Thank you to NetGalley, Mariner books and the author themselves, Savala Nolan for this 4 star read. While the book was given to me via an epub, my reviews and feelings remain my own.
This felt like an honest read with a lot of heart. It almost was a lot to digest in a single book, and did take me some time to read and come back to things. Though overall I appreciated the authors perspective and storytelling. The story telling and flow is absolutely fantastic but this is packed, which is good and bad. Overall I really appreciated this book and would read it again.
The essays are engaging, relevant and not all recycled fluff. Recommend picking up.
I've been waiting to read this book since I read and loved Nolan's first book "Don't Let It Get You Down" a few years ago. I picked up a copy at my local bookstore, Mrs. Dalloway's, yesterday and it's a page turner. I'm already more than halfway through and totally immersed. I'm holding on tight through the intensity of the writing and the searing rebuke of exernal and internalized expectations of gender. This is a fantastic book that is changing the way I see my life and the forces that have shaped me.

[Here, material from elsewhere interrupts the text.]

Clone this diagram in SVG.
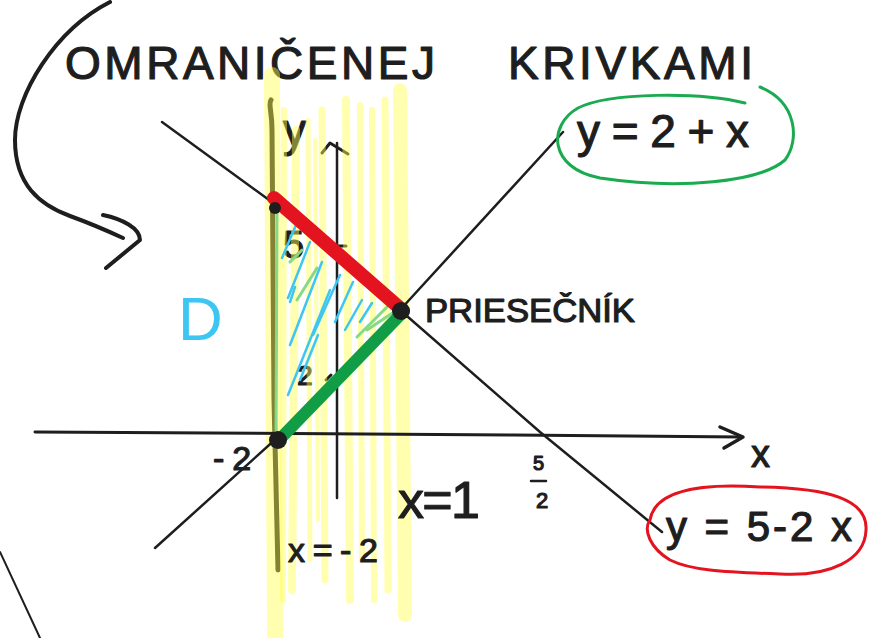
<svg xmlns="http://www.w3.org/2000/svg" width="869" height="638" viewBox="0 0 869 638">
<style>
.ink{fill:none;stroke:#1e1e1e;stroke-linecap:round;stroke-linejoin:round}
.t{font-family:"Liberation Sans","DejaVu Sans",sans-serif;fill:#1e1e1e;stroke:#1e1e1e;stroke-width:1.2;stroke-linejoin:round}
.hl{fill:none;stroke:#ffff4d;stroke-linecap:round;opacity:0.45}
.blue{fill:none;stroke:#3ec6f2;stroke-width:2.5;stroke-linecap:round}
.lg{fill:none;stroke:#86d986;stroke-width:3;stroke-linecap:round}
</style>
<rect width="869" height="638" fill="#ffffff"/>

<g id="title">
<text class="t" x="65" y="79" font-size="46" textLength="370" lengthAdjust="spacing">OMRANIČENEJ</text>
<text class="t" x="508" y="79" font-size="46" textLength="245" lengthAdjust="spacing">KRIVKAMI</text>
</g>

<g id="curved-arrow">
<path class="ink" stroke-width="4" d="M110,2 C55,30 15,95 15,140 C15,185 40,205 70,216 C92,224 110,232 123,238"/>
<path class="ink" stroke-width="4" d="M103,215 C122,219 140,228 140,240 L106,268"/>
</g>
<path class="ink" stroke-width="2" d="M0,552 L40,638"/>

<g id="under-highlight">
<path class="ink" stroke="#2e2e0c" stroke-width="5" d="M271,100 C268,104 272,110 272,130 L274,400 L278,570"/>
<path class="ink" stroke-width="2.5" d="M337,498 L337,143"/>
<path class="ink" stroke-width="3" d="M322,153 L330,143 L348,154"/>
<path class="ink" stroke-width="3" d="M338,246 L346,246"/>
<path class="ink" stroke-width="3" d="M326,380 L331,375"/>
<text class="t" x="283" y="146" font-size="46" fill="#2a2a10">y</text>
<text class="t" x="283" y="258" font-size="38">5</text>
<text class="t" x="297" y="385" font-size="28">2</text>
</g>

<g id="highlight">
<path class="hl" stroke-width="16" d="M272,75 L275,635"/>
<path class="hl" stroke-width="6" d="M284,110 L283,600"/>
<path class="hl" stroke-width="8" d="M296,130 L292,590"/>
<path class="hl" stroke-width="5" d="M308,120 L310,560"/>
<path class="hl" stroke-width="4" d="M315,140 L318,520"/>
<path class="hl" stroke-width="7" d="M322,110 L325,580"/>
<path class="hl" stroke-width="8" d="M346,100 L350,600"/>
<path class="hl" stroke-width="6" d="M360,105 L362,560"/>
<path class="hl" stroke-width="6" d="M372,110 L374,600"/>
<path class="hl" stroke-width="7" d="M385,100 L388,590"/>
<path class="hl" stroke-width="14" d="M400,90 L405,615"/>
</g>

<g id="axes">
<path class="ink" stroke-width="3" d="M35,432 C200,434 500,434 742,437"/>
<path class="ink" stroke-width="3.5" d="M720,427 L743,437 L724,448"/>
<text class="t" x="751" y="467" font-size="38">x</text>
</g>

<g id="lines">
<path class="ink" stroke-width="2.5" d="M155,548 L278,437 L400,310 L563,132"/>
<path class="ink" stroke-width="2.5" d="M162,122 L276,205 L400,310 L540,432 L662,532"/>
</g>

<g id="hatch">
<path class="lg" d="M277,210 L276,440"/>
<path class="lg" d="M290,262 L302,250"/>
<path class="lg" d="M297,300 L317,268"/>
<path class="lg" d="M357,337 L387,307"/>
<path class="lg" d="M367,330 L397,310"/>
<path class="blue" d="M282,258 L296,225"/>
<path class="blue" d="M288,298 L310,242"/>
<path class="blue" d="M290,345 L322,262"/>
<path class="blue" d="M288,395 L330,290"/>
<path class="blue" d="M300,380 L318,335"/>
<path class="blue" d="M313,335 L340,275"/>
<path class="blue" d="M335,322 L353,282"/>
<path class="blue" d="M345,330 L362,300"/>
<path class="blue" d="M360,322 L372,303"/>
<path class="blue" d="M290,302 L295,287"/>
</g>

<g id="edges">
<path fill="none" stroke="#e3141f" stroke-width="14" stroke-linecap="round" d="M274,198 L402,310"/>
<path fill="none" stroke="#119d45" stroke-width="12" stroke-linecap="round" d="M279,440 L404,311"/>
<circle cx="278" cy="440" r="9" fill="#1e1e1e"/>
<circle cx="401" cy="311" r="9" fill="#1e1e1e"/>
<circle cx="275" cy="208" r="6" fill="#1e1e1e"/>
</g>

<g id="labels">
<text x="178" y="340" font-size="62" font-family="Liberation Sans, sans-serif" fill="#3ec6f2">D</text>
<text class="t" x="213" y="470" font-size="34" letter-spacing="8">-2</text>
<text class="t" x="533" y="470" font-size="20" stroke-width="0.6">5</text>
<path class="ink" stroke-width="2.5" d="M531,481 L546,481"/>
<text class="t" x="536" y="508" font-size="22" stroke-width="0.6">2</text>
<text class="t" x="398" y="518" font-size="52" textLength="82" lengthAdjust="spacing">x=1</text>
<text class="t" x="288" y="562" font-size="34" textLength="90" lengthAdjust="spacing">x=-2</text>
<text class="t" x="425" y="322" font-size="34" textLength="210" lengthAdjust="spacingAndGlyphs">PRIESEČNÍK</text>
</g>

<g id="eq-green">
<path fill="none" stroke="#1aaa50" stroke-width="3" stroke-linecap="round" d="M745,103 C700,92 610,92 578,108 C548,125 548,168 600,178 C680,190 760,182 785,160 C800,140 797,102 760,87"/>
<text class="t" x="577" y="147" font-size="46" textLength="172" lengthAdjust="spacing">y = 2 + x</text>
</g>

<g id="eq-red">
<path fill="none" stroke="#e3141f" stroke-width="3" stroke-linecap="round" d="M650,520 C655,490 700,483 760,487 C830,488 868,500 866,530 C865,560 830,577 780,574 C720,572 690,570 670,560 C650,548 643,530 650,520 Z"/>
<text class="t" x="666" y="541" font-size="42" textLength="186" lengthAdjust="spacing">y = 5-2 x</text>
</g>
</svg>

This is one of those books I will be thinking about and recommending to my friends for years to come. Savala Nolan writes some of the most beautiful and incisive prose I have ever encountered in an essay collection. She moves between the soft messiness of her humanity and the sharp critiques of the systems that harm in ways that will give you whiplash (in the best sort of way), and God does she know how to do a mic drop. I cannot recommend this book highly enough.
Really enjoyed this collection of essays. Thoughtful and engaging writing. I actually read one chapter a day, sometimes rereading entire sections because I wasn’t ready for it to end. Womanhood, in all its glory, captured brilliantly by Nolan’s sharp commentary.
Thank you to Mariner Books and NetGalley for this ARC. Expected release is March 3, 2026.